Ursula von der Leyen ha poi parlato della
necessità di definire strategie per realizzare un piano che implementi
l’ideologia Lgbtqi negli ordinamenti giuridici dell’Unione e degli Stati
membri. Come riportato dal Centro studi Livatino,
«la
subordinazione dei finanziamenti europei all’adeguamento degli ordinamenti
degli Stati membri alle azioni contenute nel piano è grave, si tratta di una
potestà che esula dai poteri conferiti all’Unione dall’art. 10 del
Trattato sul funzionamento dell’Unione Europea (Tfue) e dà vita a
un’interpretazione di mala fede di trattati istitutivi. L’art. 10 Tfue,
infatti, deve essere letto in combinato disposto con gli art. 5 e 6 e con il
più generale principio di razionalità, per cui la leva finanziaria non può essere utilizzata come strumento
surrettizio per forzare la sovranità degli Stati membri in materie che esulano
dalle competenze dell’Unione Europea. E tale coartazione, da parte della
Commissione, appare tanto più odiosa nella misura in cui, dichiarando di
applicarsi anche ai finanziamenti per l’emergenza sanitaria, discrimina
apertamente i malati e le loro famiglie rispetto ad altre categorie
sociali (gli Lgbtqi) senza alcuna base razionale».
LA VERA MINACCIA SONO I PAESI DEL NORD
Ungheria e Polonia non hanno dunque tutti
i torti a protestare contro questa nuova iniziativa. Soprattutto, non si può dimenticare che sono stati i paesi del Nord (Olanda,
Danimarca, Svezia, Austria e Finlandia) a insistere sull’inserimento della
clausola dello Stato di diritto proprio per scatenare la reazione di Budapest e
Varsavia e così affossare, o almeno rimandare, l’odiato Recovery Fund. Come
nota Federico Fubini sul Corriere, la vera minaccia al lancio
del fondo europeo sono i paesi cosiddetti “frugali”.
Se i governi possono trovare un’intesa sul
meccanismo di condizionalità sullo Stato di diritto, magari annacquandolo tanto
da renderlo ininfluente, il Recovery Fund una volta approvato dal Consiglio
europeo dovrà essere ratificato dai Parlamenti nazionali. «In Olanda il 17 marzo ci sono le elezioni politiche, dunque la
ratifica slitta almeno ad aprile.
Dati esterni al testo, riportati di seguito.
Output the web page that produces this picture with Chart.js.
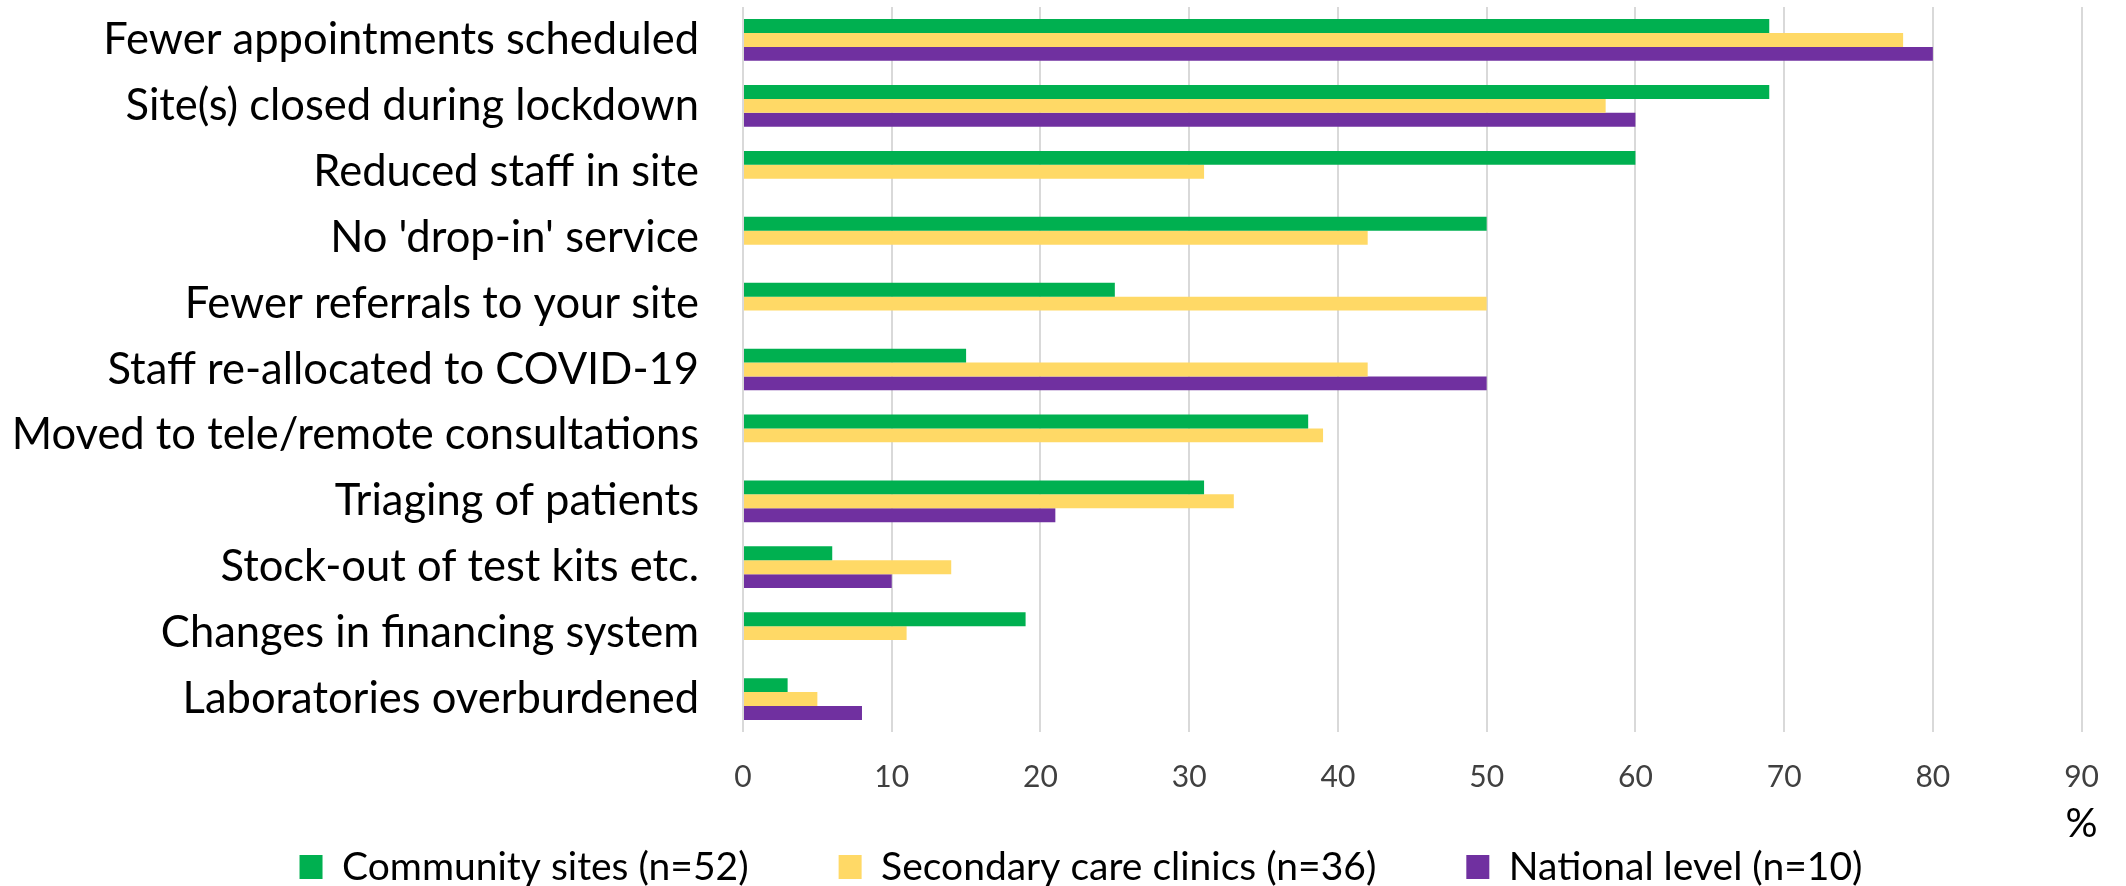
<!DOCTYPE html>
<html>
<head>
<meta charset="utf-8">
<script src="https://cdn.jsdelivr.net/npm/chart.js@4"></script>
<style>
  html, body { margin: 0; padding: 0; background: #fff; }
  #wrap { width: 2126px; height: 886px; }
</style>
</head>
<body>
<div id="wrap"><canvas id="c" width="2126" height="886"></canvas></div>
<script>
const categories = [
  "Fewer appointments scheduled",
  "Site(s) closed during lockdown",
  "Reduced staff in site",
  "No 'drop-in' service",
  "Fewer referrals to your site",
  "Staff re-allocated to COVID-19",
  "Moved to tele/remote consultations",
  "Triaging of patients",
  "Stock-out of test kits etc.",
  "Changes in financing system",
  "Laboratories overburdened"
];
const communitySites = [69, 69, 60, 50, 25, 15, 38, 31, 6, 19, 3];
const secondaryCare  = [78, 58, 31, 42, 50, 42, 39, 33, 14, 11, 5];
const nationalLevel  = [80, 60, 0, 0, 0, 50, 0, 21, 10, 0, 8];
const seriesNames = ["Community sites (n=52)", "Secondary care clinics (n=36)", "National level (n=10)"];
const xTicks = [0, 10, 20, 30, 40, 50, 60, 70, 80, 90];
const xAxisTitle = "%";

const FONT = "Lato";
const PAD_LEFT = 12;
const AXIS_RIGHT_X = 743;
const X_AXIS_H = 63;
const LEGEND_TOP = 757.5;
const LEGEND_LEFT = 60;

const percentTitle = {
  id: 'percentTitle',
  afterDraw(chart) {
    const ctx = chart.ctx;
    const xs = chart.scales.x;
    ctx.save();
    ctx.font = "40px " + FONT;
    ctx.fillStyle = "#000";
    ctx.textAlign = "center";
    ctx.textBaseline = "middle";
    ctx.fillText(xAxisTitle, xs.getPixelForValue(xTicks[xTicks.length - 1]), chart.chartArea.bottom + 92);
    ctx.restore();
  }
};

const legendPlacer = {
  id: 'legendPlacer',
  afterLayout(chart) {
    const lg = chart.legend;
    if (!lg) return;
    lg.top = LEGEND_TOP;
    lg.bottom = chart.height;
    lg.height = lg.bottom - lg.top;
    lg.left = LEGEND_LEFT;
    lg.width = lg.right - lg.left;
  }
};

new Chart(document.getElementById('c'), {
  type: 'bar',
  data: {
    labels: categories,
    datasets: [
      { label: seriesNames[0], data: communitySites, backgroundColor: '#00B050', borderWidth: 0 },
      { label: seriesNames[1], data: secondaryCare, backgroundColor: '#FFD966', borderWidth: 0 },
      { label: seriesNames[2], data: nationalLevel, backgroundColor: '#7030A0', borderWidth: 0 }
    ]
  },
  options: {
    indexAxis: 'y',
    responsive: false,
    animation: false,
    devicePixelRatio: 1,
    layout: { padding: { top: 7, right: 24, bottom: 0, left: PAD_LEFT } },
    datasets: { bar: { categoryPercentage: 0.633, barPercentage: 1.0 } },
    scales: {
      x: {
        min: 0, max: 90,
        afterBuildTicks: (s) => { s.ticks = xTicks.map(v => ({ value: v })); },
        grid: { color: '#D9D9D9', lineWidth: 2, drawTicks: false },
        border: { display: false },
        ticks: { color: '#404040', font: { family: FONT, size: 30 }, padding: 27, maxRotation: 0, autoSkip: false },
        afterFit: (s) => { s.height = X_AXIS_H; }
      },
      y: {
        grid: { display: true, drawOnChartArea: false, drawTicks: true, tickLength: 44, color: 'rgba(0,0,0,0)' },
        border: { display: false },
        ticks: { color: '#000', font: { family: FONT, size: 43.5, lineHeight: 0.3 }, padding: 0, autoSkip: false },
        afterFit: (s) => { s.width = AXIS_RIGHT_X - PAD_LEFT; }
      }
    },
    plugins: {
      tooltip: { enabled: false },
      legend: {
        position: 'bottom',
        maxHeight: 91,
        labels: {
          color: '#000',
          font: { family: FONT, size: 39 },
          boxWidth: 23,
          boxHeight: 24,
          padding: 90
        }
      }
    }
  },
  plugins: [legendPlacer, percentTitle]
});
</script>
</body>
</html>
Danimarca e Svezia sono rette da governi di
minoranza che non controllano Parlamenti molto sospettosi verso il Recovery
Fund. In Finlandia non è molto diverso. È dunque anche il tentativo di
rassicurazione dei parlamentari dei paesi nordici che spinge la Commissione ad
essere troppo pignola sui prerequisiti dei piani nazionali da presentare».
SE NE RIPARLA A LUGLIO, MA NON ERA
«URGENTE»?
Chi è dunque che tiene in ostaggio il
Recovery Fund? Né la Polonia né l’Ungheria, ma i paesi del Nord. Se i membri
dell’Ue riusciranno alla fine a raggiungere un faticoso accordo, è impossibile
che le risorse arrivino prima dell’estate 2021. A questo punto sorge una
domanda: ma la risposta europea alla crisi causata dalla pandemia a partire da
marzo non era «necessaria e urgente» (Giuseppe Conte, aprile 2020), «doverosa e
urgente» (Angela Merkel giugno 2020), «nobile e urgente» (Ursula von der Leyen,
settembre 2020)? Non per tutti, evidentemente.